Exercise goal:
Which lines below hold the word "LaTeX"? Report each one.

Input:
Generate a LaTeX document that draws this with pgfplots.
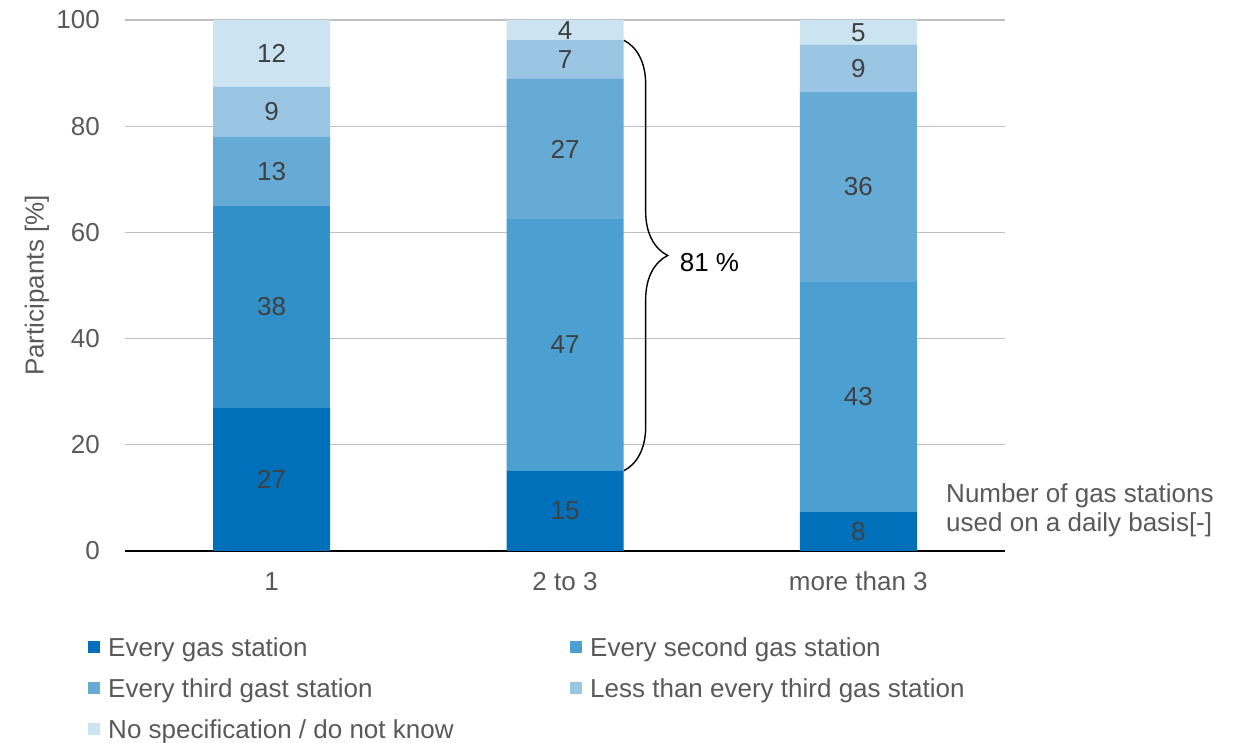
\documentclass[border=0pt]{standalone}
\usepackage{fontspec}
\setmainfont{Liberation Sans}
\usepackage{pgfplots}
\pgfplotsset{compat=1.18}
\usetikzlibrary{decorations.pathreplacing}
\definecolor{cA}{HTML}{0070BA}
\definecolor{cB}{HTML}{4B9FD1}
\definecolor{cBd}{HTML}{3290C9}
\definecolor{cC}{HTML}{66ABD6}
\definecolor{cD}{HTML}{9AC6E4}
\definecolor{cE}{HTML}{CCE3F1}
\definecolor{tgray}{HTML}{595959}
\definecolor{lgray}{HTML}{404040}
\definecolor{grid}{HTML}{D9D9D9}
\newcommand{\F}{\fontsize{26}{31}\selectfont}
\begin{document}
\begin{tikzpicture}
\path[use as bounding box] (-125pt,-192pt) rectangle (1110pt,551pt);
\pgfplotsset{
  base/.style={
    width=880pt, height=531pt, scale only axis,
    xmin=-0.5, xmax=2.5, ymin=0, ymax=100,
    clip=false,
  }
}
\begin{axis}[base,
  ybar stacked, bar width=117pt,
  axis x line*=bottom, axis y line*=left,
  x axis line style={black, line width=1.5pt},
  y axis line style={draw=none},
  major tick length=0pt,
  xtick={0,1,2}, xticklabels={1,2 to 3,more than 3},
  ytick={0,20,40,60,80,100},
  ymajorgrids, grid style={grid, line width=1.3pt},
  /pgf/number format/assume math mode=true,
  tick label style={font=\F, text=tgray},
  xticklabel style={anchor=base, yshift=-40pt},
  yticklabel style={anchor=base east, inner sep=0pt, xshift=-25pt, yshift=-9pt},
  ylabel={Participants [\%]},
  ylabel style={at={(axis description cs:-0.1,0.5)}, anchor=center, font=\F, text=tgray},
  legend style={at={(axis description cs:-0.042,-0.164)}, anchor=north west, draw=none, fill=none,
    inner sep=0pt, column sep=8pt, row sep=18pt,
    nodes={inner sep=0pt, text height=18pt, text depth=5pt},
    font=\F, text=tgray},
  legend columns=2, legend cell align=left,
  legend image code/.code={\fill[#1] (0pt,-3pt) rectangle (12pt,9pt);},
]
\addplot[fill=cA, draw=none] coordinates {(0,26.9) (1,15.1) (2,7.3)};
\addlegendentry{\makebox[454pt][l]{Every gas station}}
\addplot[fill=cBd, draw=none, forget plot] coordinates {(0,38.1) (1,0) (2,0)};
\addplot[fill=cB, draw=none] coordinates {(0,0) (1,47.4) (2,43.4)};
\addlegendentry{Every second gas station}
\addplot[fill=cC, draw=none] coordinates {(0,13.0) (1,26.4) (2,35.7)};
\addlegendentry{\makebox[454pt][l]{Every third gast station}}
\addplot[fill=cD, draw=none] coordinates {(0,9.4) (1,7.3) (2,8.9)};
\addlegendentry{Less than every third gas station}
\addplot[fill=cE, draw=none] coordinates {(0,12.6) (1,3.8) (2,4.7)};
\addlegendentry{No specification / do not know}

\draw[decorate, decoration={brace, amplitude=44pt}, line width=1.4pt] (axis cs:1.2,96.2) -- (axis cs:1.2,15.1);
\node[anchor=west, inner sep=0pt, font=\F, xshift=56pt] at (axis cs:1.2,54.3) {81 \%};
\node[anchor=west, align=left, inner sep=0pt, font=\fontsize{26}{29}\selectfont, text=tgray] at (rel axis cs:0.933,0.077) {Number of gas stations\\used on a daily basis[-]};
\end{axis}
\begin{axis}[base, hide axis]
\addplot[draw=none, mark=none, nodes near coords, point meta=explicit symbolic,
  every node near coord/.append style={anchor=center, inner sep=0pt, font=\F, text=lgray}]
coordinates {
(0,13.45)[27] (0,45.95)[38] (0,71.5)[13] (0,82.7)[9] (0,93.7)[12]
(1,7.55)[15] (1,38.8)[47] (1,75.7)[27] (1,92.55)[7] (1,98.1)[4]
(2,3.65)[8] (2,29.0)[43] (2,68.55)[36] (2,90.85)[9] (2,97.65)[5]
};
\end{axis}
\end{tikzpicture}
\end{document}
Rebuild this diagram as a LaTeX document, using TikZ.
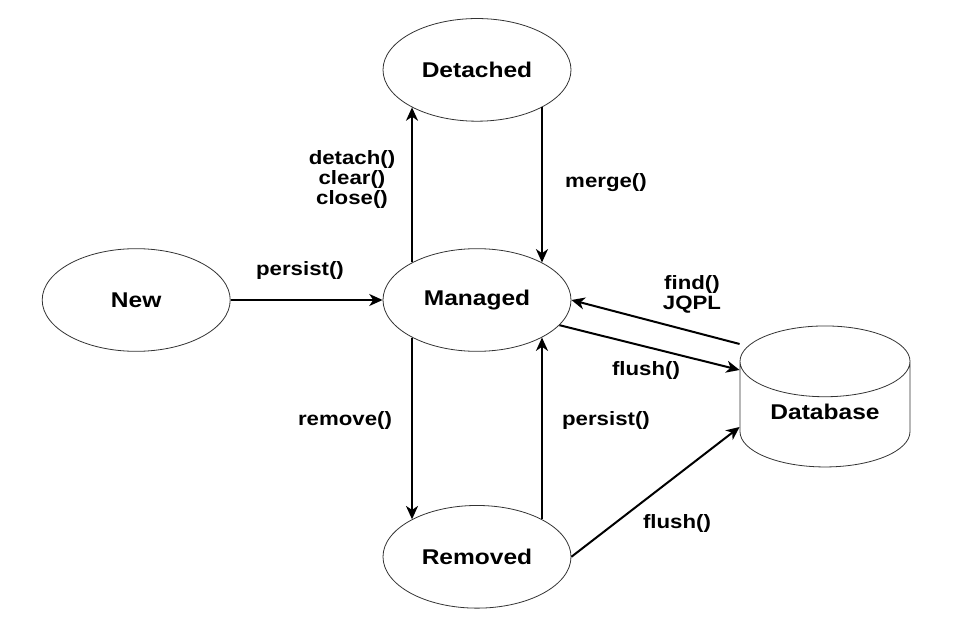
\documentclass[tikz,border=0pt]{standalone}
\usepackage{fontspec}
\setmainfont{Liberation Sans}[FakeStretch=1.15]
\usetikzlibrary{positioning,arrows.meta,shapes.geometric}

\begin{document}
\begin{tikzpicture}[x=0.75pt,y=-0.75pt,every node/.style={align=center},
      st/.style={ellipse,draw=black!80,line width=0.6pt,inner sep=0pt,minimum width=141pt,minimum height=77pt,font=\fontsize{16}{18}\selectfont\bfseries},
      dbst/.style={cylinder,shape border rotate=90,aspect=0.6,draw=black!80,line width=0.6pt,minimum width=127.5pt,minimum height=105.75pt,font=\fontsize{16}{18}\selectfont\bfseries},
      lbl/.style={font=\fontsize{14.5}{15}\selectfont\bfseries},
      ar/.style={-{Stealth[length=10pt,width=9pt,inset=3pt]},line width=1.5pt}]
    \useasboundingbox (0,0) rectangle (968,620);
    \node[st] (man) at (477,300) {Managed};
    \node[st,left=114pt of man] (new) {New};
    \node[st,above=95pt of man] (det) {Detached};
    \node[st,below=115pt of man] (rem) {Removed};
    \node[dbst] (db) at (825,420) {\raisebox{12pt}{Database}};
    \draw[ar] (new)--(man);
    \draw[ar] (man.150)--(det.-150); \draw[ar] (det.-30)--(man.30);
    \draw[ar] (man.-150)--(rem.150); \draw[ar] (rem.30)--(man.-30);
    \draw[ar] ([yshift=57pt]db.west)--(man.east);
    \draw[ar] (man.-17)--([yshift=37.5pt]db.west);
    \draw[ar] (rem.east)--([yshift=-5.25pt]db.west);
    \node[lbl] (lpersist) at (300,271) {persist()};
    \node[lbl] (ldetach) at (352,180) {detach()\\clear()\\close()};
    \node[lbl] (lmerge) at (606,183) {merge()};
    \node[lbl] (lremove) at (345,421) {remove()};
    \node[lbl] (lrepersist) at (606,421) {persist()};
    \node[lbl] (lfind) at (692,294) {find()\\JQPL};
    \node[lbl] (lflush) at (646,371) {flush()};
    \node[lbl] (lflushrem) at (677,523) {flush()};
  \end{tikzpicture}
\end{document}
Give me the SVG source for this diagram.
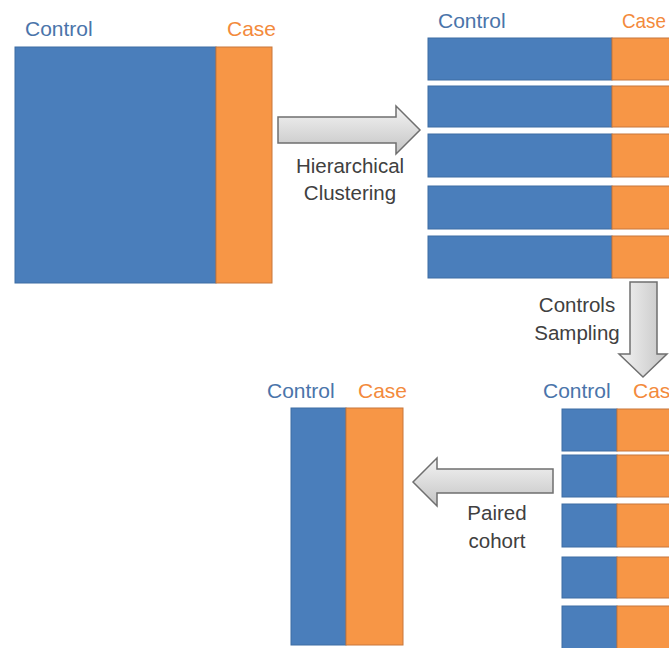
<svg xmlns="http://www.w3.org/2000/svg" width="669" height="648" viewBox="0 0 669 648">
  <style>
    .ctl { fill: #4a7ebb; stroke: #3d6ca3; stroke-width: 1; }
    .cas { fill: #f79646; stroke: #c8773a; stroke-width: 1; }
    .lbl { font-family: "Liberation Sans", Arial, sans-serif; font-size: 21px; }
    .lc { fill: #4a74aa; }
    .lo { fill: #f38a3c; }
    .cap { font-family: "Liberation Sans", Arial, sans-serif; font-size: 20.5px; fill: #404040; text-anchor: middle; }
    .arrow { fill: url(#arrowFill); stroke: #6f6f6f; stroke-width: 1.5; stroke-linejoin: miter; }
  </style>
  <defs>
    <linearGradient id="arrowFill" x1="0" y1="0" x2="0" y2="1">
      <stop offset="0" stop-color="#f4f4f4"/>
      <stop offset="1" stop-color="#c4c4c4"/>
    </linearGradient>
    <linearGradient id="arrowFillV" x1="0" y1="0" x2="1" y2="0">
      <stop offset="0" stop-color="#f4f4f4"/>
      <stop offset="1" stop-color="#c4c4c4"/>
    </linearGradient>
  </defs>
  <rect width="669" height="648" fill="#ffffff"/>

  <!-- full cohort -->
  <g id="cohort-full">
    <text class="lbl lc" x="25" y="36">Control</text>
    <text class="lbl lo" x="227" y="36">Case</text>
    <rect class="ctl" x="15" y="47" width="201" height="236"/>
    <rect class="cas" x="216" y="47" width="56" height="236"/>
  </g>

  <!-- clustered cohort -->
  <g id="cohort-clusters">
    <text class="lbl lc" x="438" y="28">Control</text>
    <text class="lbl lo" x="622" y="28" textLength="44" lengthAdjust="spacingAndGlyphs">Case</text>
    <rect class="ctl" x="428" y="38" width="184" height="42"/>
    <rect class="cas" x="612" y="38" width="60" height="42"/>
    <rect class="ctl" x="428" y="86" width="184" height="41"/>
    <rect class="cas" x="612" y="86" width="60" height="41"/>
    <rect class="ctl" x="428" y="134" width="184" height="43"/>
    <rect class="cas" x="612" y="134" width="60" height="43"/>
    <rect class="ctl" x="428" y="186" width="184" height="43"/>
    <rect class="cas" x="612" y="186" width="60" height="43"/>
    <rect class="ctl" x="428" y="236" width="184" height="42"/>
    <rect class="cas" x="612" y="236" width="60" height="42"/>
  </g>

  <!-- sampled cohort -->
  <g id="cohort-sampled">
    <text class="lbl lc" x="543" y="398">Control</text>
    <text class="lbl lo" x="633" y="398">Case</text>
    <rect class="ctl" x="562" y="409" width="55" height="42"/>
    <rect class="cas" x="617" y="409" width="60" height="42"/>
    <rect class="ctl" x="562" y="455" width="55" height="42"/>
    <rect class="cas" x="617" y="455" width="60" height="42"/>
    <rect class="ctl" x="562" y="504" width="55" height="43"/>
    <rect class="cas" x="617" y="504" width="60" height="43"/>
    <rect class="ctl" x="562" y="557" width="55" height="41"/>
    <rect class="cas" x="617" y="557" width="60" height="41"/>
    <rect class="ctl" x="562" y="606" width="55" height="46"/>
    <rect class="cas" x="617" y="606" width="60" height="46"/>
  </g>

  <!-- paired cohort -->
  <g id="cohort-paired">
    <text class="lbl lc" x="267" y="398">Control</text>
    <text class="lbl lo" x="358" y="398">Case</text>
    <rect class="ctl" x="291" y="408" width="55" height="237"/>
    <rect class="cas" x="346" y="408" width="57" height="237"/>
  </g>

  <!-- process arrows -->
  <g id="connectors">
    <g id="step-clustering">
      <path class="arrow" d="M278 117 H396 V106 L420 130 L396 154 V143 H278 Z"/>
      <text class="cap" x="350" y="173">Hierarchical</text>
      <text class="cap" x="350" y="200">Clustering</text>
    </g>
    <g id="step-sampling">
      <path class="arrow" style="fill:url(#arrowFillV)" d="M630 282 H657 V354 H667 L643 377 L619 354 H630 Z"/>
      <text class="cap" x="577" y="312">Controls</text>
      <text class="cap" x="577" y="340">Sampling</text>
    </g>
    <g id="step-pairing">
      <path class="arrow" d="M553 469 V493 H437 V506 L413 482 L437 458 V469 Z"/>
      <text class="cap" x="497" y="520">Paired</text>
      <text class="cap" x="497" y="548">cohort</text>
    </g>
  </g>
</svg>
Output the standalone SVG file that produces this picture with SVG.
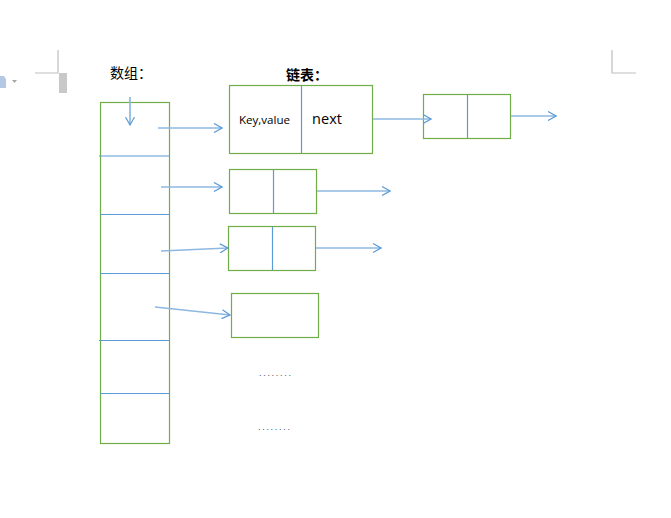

Task response:
Generate a LaTeX document that draws this with pgfplots.
Rebuild this diagram as a LaTeX document, using TikZ.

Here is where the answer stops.